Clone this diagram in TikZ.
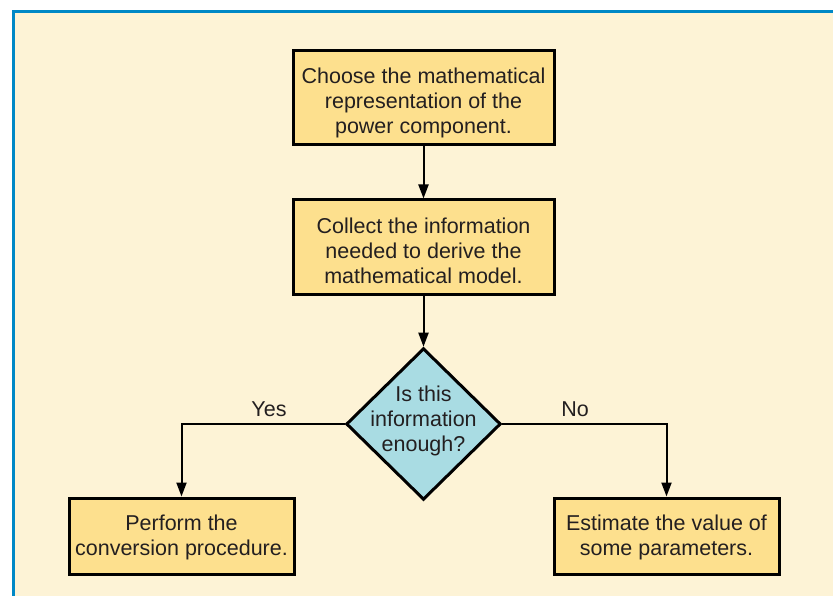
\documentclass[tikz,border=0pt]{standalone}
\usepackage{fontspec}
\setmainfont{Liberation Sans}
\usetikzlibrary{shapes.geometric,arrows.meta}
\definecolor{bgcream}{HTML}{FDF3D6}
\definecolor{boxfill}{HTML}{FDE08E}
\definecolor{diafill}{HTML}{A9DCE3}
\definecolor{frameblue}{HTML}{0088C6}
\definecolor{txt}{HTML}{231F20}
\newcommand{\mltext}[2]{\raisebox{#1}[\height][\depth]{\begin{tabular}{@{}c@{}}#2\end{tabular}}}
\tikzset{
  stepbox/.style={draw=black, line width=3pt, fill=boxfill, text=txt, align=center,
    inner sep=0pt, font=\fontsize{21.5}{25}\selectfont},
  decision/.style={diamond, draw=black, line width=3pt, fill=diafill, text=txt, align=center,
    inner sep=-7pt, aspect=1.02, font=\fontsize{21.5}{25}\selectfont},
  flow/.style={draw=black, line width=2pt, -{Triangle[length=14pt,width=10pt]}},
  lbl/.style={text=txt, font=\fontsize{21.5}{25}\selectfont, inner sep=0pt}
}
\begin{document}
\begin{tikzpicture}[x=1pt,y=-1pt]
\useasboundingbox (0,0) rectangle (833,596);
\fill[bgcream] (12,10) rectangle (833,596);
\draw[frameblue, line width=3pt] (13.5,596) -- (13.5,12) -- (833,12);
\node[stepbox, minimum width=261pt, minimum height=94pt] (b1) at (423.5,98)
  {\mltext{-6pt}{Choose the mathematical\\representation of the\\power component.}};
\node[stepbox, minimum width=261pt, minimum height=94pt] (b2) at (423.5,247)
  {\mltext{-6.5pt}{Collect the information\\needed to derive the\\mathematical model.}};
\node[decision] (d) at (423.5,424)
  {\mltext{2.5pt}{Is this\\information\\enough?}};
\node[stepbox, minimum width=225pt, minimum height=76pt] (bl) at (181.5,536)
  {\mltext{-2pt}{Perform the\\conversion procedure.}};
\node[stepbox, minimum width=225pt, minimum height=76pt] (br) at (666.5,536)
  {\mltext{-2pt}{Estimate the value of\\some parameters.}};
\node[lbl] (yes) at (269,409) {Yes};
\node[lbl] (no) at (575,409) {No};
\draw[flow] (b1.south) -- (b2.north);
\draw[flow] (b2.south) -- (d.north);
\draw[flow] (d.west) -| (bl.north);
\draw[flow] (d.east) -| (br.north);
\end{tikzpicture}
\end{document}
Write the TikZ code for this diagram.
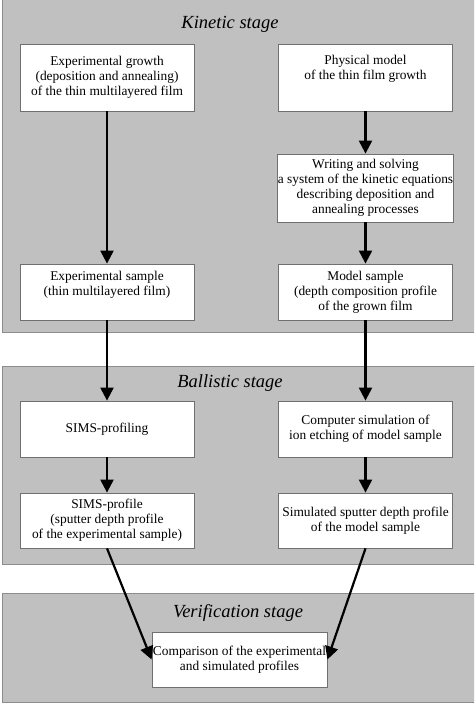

═══

Set the pictures aside and transcribe the data above exactly.

Clone this diagram in TikZ.
\documentclass[tikz,border=0pt]{standalone}
\usepackage{fontspec}
\setmainfont{Liberation Sans}
\usetikzlibrary{shapes.geometric,arrows.meta}
\definecolor{bgcream}{HTML}{FDF3D6}
\definecolor{boxfill}{HTML}{FDE08E}
\definecolor{diafill}{HTML}{A9DCE3}
\definecolor{frameblue}{HTML}{0088C6}
\definecolor{txt}{HTML}{231F20}
\newcommand{\mltext}[2]{\raisebox{#1}[\height][\depth]{\begin{tabular}{@{}c@{}}#2\end{tabular}}}
\tikzset{
  stepbox/.style={draw=black, line width=3pt, fill=boxfill, text=txt, align=center,
    inner sep=0pt, font=\fontsize{21.5}{25}\selectfont},
  decision/.style={diamond, draw=black, line width=3pt, fill=diafill, text=txt, align=center,
    inner sep=-7pt, aspect=1.02, font=\fontsize{21.5}{25}\selectfont},
  flow/.style={draw=black, line width=2pt, -{Triangle[length=14pt,width=10pt]}},
  lbl/.style={text=txt, font=\fontsize{21.5}{25}\selectfont, inner sep=0pt}
}
\begin{document}
\begin{tikzpicture}[x=1pt,y=-1pt]
\useasboundingbox (0,0) rectangle (833,596);
\fill[bgcream] (12,10) rectangle (833,596);
\draw[frameblue, line width=3pt] (13.5,596) -- (13.5,12) -- (833,12);
\node[stepbox, minimum width=261pt, minimum height=94pt] (b1) at (423.5,98)
  {\mltext{-6pt}{Choose the mathematical\\representation of the\\power component.}};
\node[stepbox, minimum width=261pt, minimum height=94pt] (b2) at (423.5,247)
  {\mltext{-6.5pt}{Collect the information\\needed to derive the\\mathematical model.}};
\node[decision] (d) at (423.5,424)
  {\mltext{2.5pt}{Is this\\information\\enough?}};
\node[stepbox, minimum width=225pt, minimum height=76pt] (bl) at (181.5,536)
  {\mltext{-2pt}{Perform the\\conversion procedure.}};
\node[stepbox, minimum width=225pt, minimum height=76pt] (br) at (666.5,536)
  {\mltext{-2pt}{Estimate the value of\\some parameters.}};
\node[lbl] (yes) at (269,409) {Yes};
\node[lbl] (no) at (575,409) {No};
\draw[flow] (b1.south) -- (b2.north);
\draw[flow] (b2.south) -- (d.north);
\draw[flow] (d.west) -| (bl.north);
\draw[flow] (d.east) -| (br.north);
\end{tikzpicture}
\end{document}
Write the TikZ code for this diagram.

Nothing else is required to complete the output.